**Task description**
Please write out the lines of the data exactly, beginning with the first and ending with the line containing "minimum width=804.75pt, minimum"; leave the pictures behind.
---*---
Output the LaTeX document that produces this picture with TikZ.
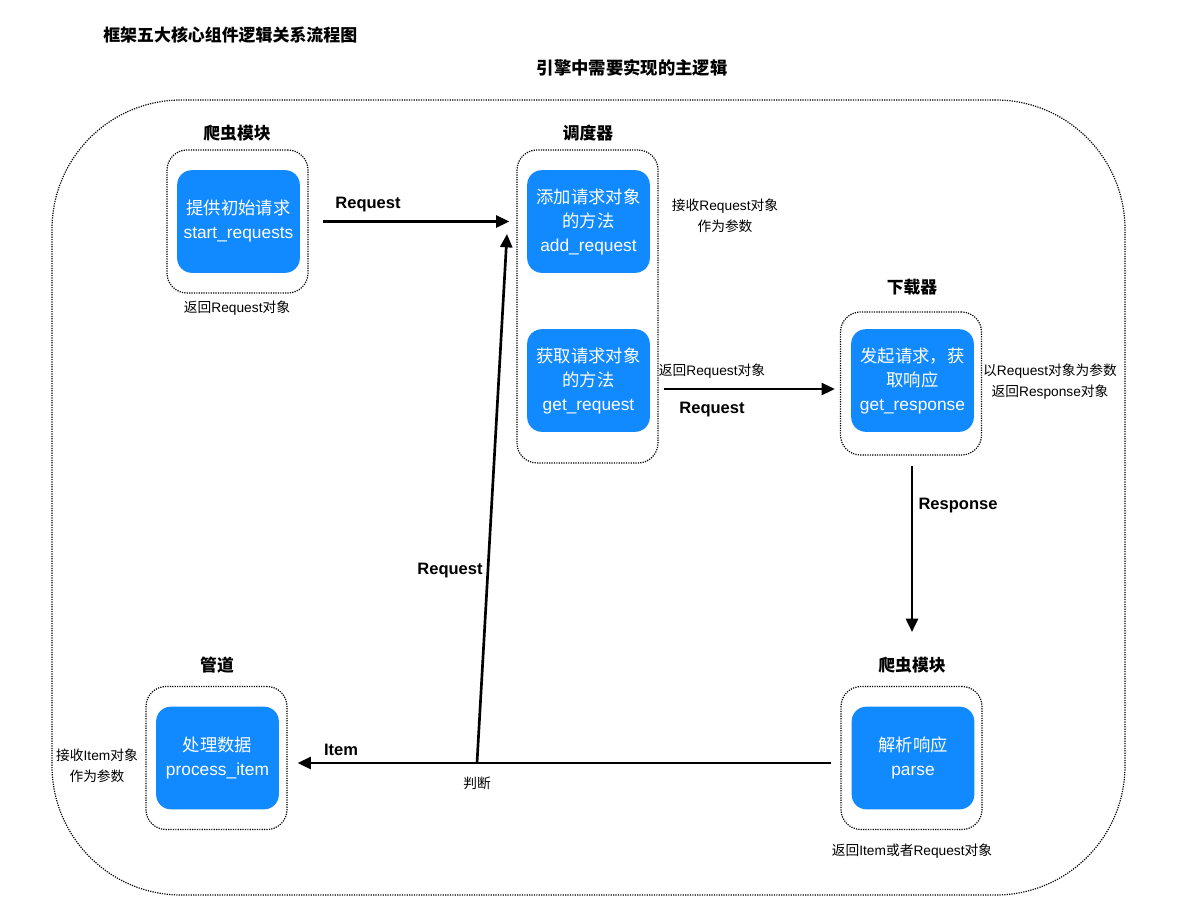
\documentclass[tikz,border=0pt]{standalone}
\usepackage{fontspec}
\setmainfont{Liberation Sans}
\newfontfamily\zhfont{Noto Sans CJK SC}
\newcommand\zh[1]{{\zhfont #1}}
\usetikzlibrary{arrows.meta}
\definecolor{boxblue}{RGB}{18,138,255}
\begin{document}
\begin{tikzpicture}[x=0.75pt,y=-0.75pt,
  bluebox/.style={fill=boxblue, rounded corners=11pt, minimum width=92pt, minimum height=77pt,
    text=white, align=center, font=\fontsize{13}{18}\selectfont, inner sep=0pt},
  dotbox/.style={draw, dash pattern=on 0.9pt off 0.9pt, line width=0.9pt, rounded corners=15pt,
    minimum width=105.75pt, minimum height=107.25pt, inner sep=0pt},
  lab/.style={font=\fontsize{12.6}{15}\selectfont\bfseries},
  note/.style={font=\fontsize{10.3}{15.75}\selectfont, align=center, inner sep=0pt},
  elab/.style={font=\fontsize{12.4}{15}\selectfont\bfseries, inner sep=0pt},
  arr/.style={-{Triangle[length=10pt,width=9pt]}, line width=2pt}]
\useasboundingbox (0,0) rectangle (1200,922);

% title
\node[anchor=west, font=\fontsize{12.7}{16}\selectfont\bfseries, inner sep=0pt] (title) at (103,35) {\zh{框架五大核心组件逻辑关系流程图}};
\node[font=\fontsize{13}{16}\selectfont\bfseries, inner sep=0pt] (sub) at (632,68) {\zh{引擎中需要实现的主逻辑}};

% engine outline
\node[draw, dash pattern=on 0.9pt off 0.9pt, line width=0.9pt, rounded corners=97pt,
  minimum width=804.75pt, minimum height=596.25pt, inner sep=0pt] (engine) at (588.5,497.5) {};

% spider module (top)
\node[dotbox] (sp1d) at (237.5,221.5) {};
\node[bluebox] (sp1) at (238.5,221.5) {\zh{提供初始请求}\\start\_requests};
\node[lab] (sp1l) at (237,133) {\zh{爬虫模块}};
\node[note] (sp1n) at (237,308) {\zh{返回}Request\zh{对象}};

% scheduler
\node[dotbox, minimum height=234.75pt] (sched) at (587.5,306.5) {};
\node[bluebox] (add) at (588.5,221.5) {\zh{添加请求对象}\\\zh{的方法}\\add\_request};
\node[bluebox] (get) at (588.5,380.5) {\zh{获取请求对象}\\\zh{的方法}\\get\_request};
\node[lab] (schedl) at (588,133) {\zh{调度器}};
\node[note] (addn) at (725,215.5) {\zh{接收}Request\zh{对象}\\\zh{作为参数}};

% downloader
\node[dotbox] (dld) at (911,383.5) {};
\node[bluebox] (dl) at (912.5,380.5) {\zh{发起请求，获}\\\zh{取响应}\\get\_response};
\node[lab] (dll) at (912,287) {\zh{下载器}};
\node[note] (dln) at (1050,381.5) {\zh{以}Request\zh{对象为参数}\\\zh{返回}Response\zh{对象}};

% spider module (bottom)
\node[dotbox] (sp2d) at (911.5,758) {};
\node[bluebox] (sp2) at (913,758) {\zh{解析响应}\\parse};
\node[lab] (sp2l) at (912,665) {\zh{爬虫模块}};
\node[note] (sp2n) at (912,851) {\zh{返回}Item\zh{或者}Request\zh{对象}};

% pipeline
\node[dotbox] (piped) at (216.5,758) {};
\node[bluebox] (pipe) at (217.5,758) {\zh{处理数据}\\process\_item};
\node[lab] (pipel) at (217,665) {\zh{管道}};
\node[note] (pipen) at (97,765.5) {\zh{接收}Item\zh{对象}\\\zh{作为参数}};

% connectors
\coordinate (judge) at (477,763);
\coordinate (reqin) at (507,234);
\coordinate (respend) at (912,632);

\draw[arr] ([xshift=10.5pt]sp1d.east) -- ([xshift=-5.25pt]sp1d.east -| sched.west);
\node[elab] (r1) at (368,205) {Request};

\draw[arr] ([xshift=3.75pt]sched.east |- 0,389) -- ([xshift=-3.75pt]dld.west |- 0,389);
\node[note] (r2n) at (712,371) {\zh{返回}Request\zh{对象}};
\node[elab] (r2) at (712,410) {Request};

\draw[arr] ([yshift=-7.5pt]dld.south -| respend) -- (respend);
\node[elab] (resp) at (958,506) {Response};

\draw[arr] ([xshift=-6.75pt,yshift=-3.75pt]sp2d.west) -- ([xshift=7.5pt,yshift=-3.75pt]piped.east);
\node[elab] (item) at (341,750) {Item};
\node[note] (judgel) at (477,783) {\zh{判断}};

\draw[arr] (judge) -- (reqin);
\node[elab] (r3) at (450,571) {Request};
\end{tikzpicture}
\end{document}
---*---
**Full output**
Output the LaTeX document that produces this picture with TikZ.
\documentclass[tikz,border=0pt]{standalone}
\usepackage{fontspec}
\setmainfont{Liberation Sans}
\newfontfamily\zhfont{Noto Sans CJK SC}
\newcommand\zh[1]{{\zhfont #1}}
\usetikzlibrary{arrows.meta}
\definecolor{boxblue}{RGB}{18,138,255}
\begin{document}
\begin{tikzpicture}[x=0.75pt,y=-0.75pt,
  bluebox/.style={fill=boxblue, rounded corners=11pt, minimum width=92pt, minimum height=77pt,
    text=white, align=center, font=\fontsize{13}{18}\selectfont, inner sep=0pt},
  dotbox/.style={draw, dash pattern=on 0.9pt off 0.9pt, line width=0.9pt, rounded corners=15pt,
    minimum width=105.75pt, minimum height=107.25pt, inner sep=0pt},
  lab/.style={font=\fontsize{12.6}{15}\selectfont\bfseries},
  note/.style={font=\fontsize{10.3}{15.75}\selectfont, align=center, inner sep=0pt},
  elab/.style={font=\fontsize{12.4}{15}\selectfont\bfseries, inner sep=0pt},
  arr/.style={-{Triangle[length=10pt,width=9pt]}, line width=2pt}]
\useasboundingbox (0,0) rectangle (1200,922);

% title
\node[anchor=west, font=\fontsize{12.7}{16}\selectfont\bfseries, inner sep=0pt] (title) at (103,35) {\zh{框架五大核心组件逻辑关系流程图}};
\node[font=\fontsize{13}{16}\selectfont\bfseries, inner sep=0pt] (sub) at (632,68) {\zh{引擎中需要实现的主逻辑}};

% engine outline
\node[draw, dash pattern=on 0.9pt off 0.9pt, line width=0.9pt, rounded corners=97pt,
  minimum width=804.75pt, minimum height=596.25pt, inner sep=0pt] (engine) at (588.5,497.5) {};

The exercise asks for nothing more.